Sebagai jasa bagi petugas yang tanda tangan di berita acara, perusahaan yang mendapat proyek pemasangan SHS, yang tiap-tiap daerah berbeda perusahaannya, memberi ”uang taksi” atau ”uang saku” Rp 1 juta-Rp 1,5 juta. Para petugas juga mendapat uang tunjangan hari raya dua kali, Rp 5 juta (2007) dan Rp 3 juta (2008). Hakim sempat mengatakan, kalau disuruh mengembalikan uang, apakah para saksi yang rata-rata sudah pensiun atau hampir pensiun dari PNS itu sanggup?

”Uangnya sudah habis dipakai. Tapi, kalau diminta dikembalikan, boleh saja, dengan catatan dicicil ya Pak. Saya jujur ini, Pak, daripada kena masalah,” kata Darmawan yang membuat ruang sidang gaduh.

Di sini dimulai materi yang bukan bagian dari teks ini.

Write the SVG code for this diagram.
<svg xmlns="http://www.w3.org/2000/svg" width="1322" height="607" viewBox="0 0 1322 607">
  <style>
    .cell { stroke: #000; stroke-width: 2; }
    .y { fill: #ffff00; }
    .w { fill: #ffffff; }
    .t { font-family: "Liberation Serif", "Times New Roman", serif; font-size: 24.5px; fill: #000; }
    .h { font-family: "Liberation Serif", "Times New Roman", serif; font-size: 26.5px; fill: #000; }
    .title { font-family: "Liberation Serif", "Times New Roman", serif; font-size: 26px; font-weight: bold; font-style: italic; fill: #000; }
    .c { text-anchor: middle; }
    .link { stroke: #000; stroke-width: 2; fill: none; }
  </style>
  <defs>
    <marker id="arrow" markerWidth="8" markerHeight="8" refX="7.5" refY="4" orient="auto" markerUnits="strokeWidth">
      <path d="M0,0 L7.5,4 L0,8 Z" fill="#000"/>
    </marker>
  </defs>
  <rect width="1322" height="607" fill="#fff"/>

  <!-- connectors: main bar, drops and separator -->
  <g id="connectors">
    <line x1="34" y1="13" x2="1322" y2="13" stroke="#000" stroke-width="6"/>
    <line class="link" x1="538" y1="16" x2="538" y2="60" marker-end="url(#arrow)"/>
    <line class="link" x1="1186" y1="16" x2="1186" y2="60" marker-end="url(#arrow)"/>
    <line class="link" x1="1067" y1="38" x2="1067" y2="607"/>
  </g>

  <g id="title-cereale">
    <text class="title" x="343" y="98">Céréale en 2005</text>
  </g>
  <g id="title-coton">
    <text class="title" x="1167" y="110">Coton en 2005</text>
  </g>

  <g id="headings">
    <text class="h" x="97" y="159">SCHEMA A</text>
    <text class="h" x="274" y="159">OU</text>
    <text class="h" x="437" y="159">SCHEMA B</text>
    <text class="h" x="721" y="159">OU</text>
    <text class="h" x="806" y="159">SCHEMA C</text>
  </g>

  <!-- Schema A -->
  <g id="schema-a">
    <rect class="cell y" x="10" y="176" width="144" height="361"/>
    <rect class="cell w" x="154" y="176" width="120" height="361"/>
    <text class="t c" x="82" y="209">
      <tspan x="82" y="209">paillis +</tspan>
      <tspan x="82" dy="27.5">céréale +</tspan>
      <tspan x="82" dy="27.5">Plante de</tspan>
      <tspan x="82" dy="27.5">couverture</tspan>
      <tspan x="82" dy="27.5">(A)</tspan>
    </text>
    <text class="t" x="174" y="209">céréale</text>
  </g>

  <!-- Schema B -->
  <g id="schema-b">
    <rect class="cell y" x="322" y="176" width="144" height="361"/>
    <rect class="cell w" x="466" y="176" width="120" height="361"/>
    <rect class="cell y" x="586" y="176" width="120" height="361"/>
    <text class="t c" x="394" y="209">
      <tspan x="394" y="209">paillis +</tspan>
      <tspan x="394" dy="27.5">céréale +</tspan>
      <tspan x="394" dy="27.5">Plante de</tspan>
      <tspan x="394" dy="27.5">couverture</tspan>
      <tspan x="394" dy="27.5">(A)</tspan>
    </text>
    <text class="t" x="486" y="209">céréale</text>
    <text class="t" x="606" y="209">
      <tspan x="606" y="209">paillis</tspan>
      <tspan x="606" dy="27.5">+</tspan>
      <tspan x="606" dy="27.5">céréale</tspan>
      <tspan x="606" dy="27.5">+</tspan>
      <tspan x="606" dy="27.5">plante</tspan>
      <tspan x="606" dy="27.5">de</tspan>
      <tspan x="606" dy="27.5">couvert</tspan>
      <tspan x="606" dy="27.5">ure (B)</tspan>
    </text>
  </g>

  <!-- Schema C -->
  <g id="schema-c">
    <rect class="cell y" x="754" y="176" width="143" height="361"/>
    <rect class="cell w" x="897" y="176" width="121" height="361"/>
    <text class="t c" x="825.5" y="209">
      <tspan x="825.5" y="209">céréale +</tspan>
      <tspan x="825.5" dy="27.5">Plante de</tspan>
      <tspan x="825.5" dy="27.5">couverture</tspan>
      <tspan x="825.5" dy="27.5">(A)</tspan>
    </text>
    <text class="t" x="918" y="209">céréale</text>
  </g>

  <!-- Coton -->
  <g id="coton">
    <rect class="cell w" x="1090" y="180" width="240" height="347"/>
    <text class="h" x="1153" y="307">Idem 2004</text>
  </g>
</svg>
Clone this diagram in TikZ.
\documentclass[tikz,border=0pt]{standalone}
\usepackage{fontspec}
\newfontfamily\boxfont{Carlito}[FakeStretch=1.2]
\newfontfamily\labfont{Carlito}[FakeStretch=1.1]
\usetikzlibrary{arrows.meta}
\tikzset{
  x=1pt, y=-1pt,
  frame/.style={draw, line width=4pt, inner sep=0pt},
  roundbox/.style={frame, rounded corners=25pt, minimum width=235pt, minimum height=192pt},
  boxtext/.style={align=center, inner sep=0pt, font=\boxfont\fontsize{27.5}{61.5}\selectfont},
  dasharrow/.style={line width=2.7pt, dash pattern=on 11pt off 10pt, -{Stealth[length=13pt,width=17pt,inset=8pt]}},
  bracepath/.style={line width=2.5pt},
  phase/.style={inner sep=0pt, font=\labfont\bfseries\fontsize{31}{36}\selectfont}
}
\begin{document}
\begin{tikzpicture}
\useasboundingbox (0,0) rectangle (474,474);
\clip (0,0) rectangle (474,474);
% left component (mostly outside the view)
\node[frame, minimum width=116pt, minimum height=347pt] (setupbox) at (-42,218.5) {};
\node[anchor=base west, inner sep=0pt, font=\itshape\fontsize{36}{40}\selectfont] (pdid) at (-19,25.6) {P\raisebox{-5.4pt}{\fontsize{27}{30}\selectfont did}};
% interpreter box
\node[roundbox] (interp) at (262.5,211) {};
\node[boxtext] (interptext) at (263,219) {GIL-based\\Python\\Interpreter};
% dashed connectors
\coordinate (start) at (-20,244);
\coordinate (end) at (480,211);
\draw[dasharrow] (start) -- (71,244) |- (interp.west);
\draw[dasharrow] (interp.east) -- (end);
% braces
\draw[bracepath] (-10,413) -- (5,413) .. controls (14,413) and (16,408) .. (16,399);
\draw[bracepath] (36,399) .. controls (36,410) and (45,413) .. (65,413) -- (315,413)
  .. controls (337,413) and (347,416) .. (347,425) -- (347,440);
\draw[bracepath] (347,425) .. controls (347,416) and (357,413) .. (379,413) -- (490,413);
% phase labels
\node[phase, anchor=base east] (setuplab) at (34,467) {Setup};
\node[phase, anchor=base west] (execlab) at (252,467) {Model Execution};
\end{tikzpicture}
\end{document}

Para anggota tim penguji dan pemeriksa barang yang ke lapangan memang dikondisikan tak bisa memeriksa semua proyek karena hanya diberi waktu terbatas. Semua akomodasi, mulai dari transportasi hingga hotel, ditanggung perusahaan yang akan dicek proyeknya.

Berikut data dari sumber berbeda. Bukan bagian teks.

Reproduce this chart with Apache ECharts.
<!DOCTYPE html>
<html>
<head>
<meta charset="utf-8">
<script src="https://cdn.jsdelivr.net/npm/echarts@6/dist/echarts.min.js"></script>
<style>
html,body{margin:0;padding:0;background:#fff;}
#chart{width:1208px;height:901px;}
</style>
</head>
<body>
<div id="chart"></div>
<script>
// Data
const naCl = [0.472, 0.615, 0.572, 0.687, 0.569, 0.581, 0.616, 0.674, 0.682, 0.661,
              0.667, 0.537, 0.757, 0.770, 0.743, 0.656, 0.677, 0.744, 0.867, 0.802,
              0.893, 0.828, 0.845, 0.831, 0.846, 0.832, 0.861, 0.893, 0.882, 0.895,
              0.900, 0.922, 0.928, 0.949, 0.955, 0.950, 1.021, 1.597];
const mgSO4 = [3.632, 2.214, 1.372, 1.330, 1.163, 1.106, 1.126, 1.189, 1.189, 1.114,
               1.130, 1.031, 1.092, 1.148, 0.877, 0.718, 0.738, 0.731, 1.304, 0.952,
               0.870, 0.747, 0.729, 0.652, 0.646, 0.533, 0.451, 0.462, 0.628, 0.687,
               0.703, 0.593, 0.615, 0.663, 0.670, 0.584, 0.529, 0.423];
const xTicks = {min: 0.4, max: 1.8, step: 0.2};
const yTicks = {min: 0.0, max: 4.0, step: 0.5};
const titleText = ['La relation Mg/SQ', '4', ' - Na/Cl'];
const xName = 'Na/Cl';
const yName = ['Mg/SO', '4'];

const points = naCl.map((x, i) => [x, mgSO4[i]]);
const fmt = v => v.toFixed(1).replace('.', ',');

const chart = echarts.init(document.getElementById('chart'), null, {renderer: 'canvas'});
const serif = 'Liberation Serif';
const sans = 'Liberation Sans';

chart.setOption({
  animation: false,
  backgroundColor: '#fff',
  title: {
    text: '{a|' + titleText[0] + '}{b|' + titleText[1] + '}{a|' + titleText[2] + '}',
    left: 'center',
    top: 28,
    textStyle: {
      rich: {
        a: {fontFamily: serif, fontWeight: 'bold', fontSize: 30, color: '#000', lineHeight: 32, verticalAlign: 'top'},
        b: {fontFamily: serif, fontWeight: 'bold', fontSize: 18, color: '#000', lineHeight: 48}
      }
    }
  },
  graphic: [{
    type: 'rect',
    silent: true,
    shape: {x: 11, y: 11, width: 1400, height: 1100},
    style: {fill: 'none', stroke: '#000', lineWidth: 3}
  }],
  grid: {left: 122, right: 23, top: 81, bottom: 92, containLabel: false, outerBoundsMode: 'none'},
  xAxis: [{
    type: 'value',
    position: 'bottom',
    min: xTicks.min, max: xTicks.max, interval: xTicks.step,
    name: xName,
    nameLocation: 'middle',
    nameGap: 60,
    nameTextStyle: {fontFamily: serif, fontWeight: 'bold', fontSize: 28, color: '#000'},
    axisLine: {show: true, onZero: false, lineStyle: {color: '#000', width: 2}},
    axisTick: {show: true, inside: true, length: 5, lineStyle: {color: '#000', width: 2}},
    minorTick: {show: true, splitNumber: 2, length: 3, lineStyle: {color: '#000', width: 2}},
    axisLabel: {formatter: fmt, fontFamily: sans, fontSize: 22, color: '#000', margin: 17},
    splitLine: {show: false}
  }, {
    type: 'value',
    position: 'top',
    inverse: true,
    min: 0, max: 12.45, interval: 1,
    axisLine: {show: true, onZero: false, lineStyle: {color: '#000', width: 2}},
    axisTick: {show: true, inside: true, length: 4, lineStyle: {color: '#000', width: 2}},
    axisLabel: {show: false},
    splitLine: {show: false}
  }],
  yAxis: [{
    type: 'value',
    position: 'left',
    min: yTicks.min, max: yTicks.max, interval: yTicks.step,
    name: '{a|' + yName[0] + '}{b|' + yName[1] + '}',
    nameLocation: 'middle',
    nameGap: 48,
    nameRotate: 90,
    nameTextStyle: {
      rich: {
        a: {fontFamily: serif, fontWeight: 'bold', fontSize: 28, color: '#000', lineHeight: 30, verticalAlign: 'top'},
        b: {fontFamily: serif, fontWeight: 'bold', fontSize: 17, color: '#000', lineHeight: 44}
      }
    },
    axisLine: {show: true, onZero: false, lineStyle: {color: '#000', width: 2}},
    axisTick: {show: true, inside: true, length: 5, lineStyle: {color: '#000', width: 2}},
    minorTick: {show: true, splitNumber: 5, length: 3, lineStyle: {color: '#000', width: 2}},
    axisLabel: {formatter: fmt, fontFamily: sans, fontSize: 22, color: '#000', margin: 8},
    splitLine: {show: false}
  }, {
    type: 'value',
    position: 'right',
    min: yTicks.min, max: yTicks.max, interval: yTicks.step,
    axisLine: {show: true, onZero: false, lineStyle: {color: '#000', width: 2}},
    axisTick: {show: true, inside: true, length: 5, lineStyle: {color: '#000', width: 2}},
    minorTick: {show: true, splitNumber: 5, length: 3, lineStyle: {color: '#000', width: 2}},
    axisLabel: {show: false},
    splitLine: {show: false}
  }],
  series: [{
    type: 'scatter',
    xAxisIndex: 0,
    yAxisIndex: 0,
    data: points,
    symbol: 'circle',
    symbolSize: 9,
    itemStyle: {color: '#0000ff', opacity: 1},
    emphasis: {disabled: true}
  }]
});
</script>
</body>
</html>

Saksi lain, Izrom Max Donnal, mengatakan memang serba dilematis ketika harus tanda tangan berita acara meski tahu proyek itu belum selesai. Para saksi berpikir, mungkin proyek itu akan dicek tahun berikutnya, tetapi ternyata prasangka baik itu justru menyuburkan praktik kongkalikong proyek SHS hingga diperkarakan ke pengadilan.

Bahkan, kata Izrom, di Kalimantan Tengah, sampai berakhirnya kontrak, listrik SHS belum terpasang juga. Menurut penyedia jasa, barang masih dikirim. Namun, proyek sudah selesai, kenyataannya barang belum datang. ”Memang dilematis, proyek tahun anggaran sudah mau selesai, sedangkan penyerapan anggaran belum maksimal,” katanya.

Kasus SHS ini semakin menguatkan dugaan kongkalikong proyek-proyek di kementerian yang melibatkan peran atau intervensi para pejabat atau penyelenggara negara di luar kementerian. Kosasih, sebagai terdakwa II, mengaku memiliki kartu truf yang akan ia beberkan nanti pada saat pemeriksaan dirinya sebagai terdakwa.

Beberapa kali Kosasih ngebet ingin mengungkap siapa yang sebenarnya di balik amburadulnya proyek SHS, tetapi majelis hakim selalu mencegahnya. ”Saudara hanya dimintai tanggapannya atas kesaksian para saksi ini. Bukan menjelaskan, nanti akan ada waktunya tersendiri untuk menjelaskan sepuas-puasnya,” kata Sujatmiko.

Di persidangan Rabu lalu, Kosasih mulai ”menggoreng” suasana persidangan dengan menjanjikan akan membuka catatan penting berupa kertas kuning. Catatan itu dibuat terdakwa I, Jacob Purwono, yang diduga berisi daftar orang-orang penting dengan perusahaan-perusahaan titipan. ”Beliau (Kosasih) bilang ini kertas penting, ini kartu truf beliau. Katanya, kalau beliau terkait, beliau akan bawa nama-nama yang ada dalam catatan itu,” kata Izrom.

Kosasih mengaku tak takut lagi jika harus berhadapan dengan ancaman teror. Apakah kertas kuning nanti bakal menjadi pembuka kotak pandora korupsi SHS? ”Tunggu saja nantilah,” kata Kosasih.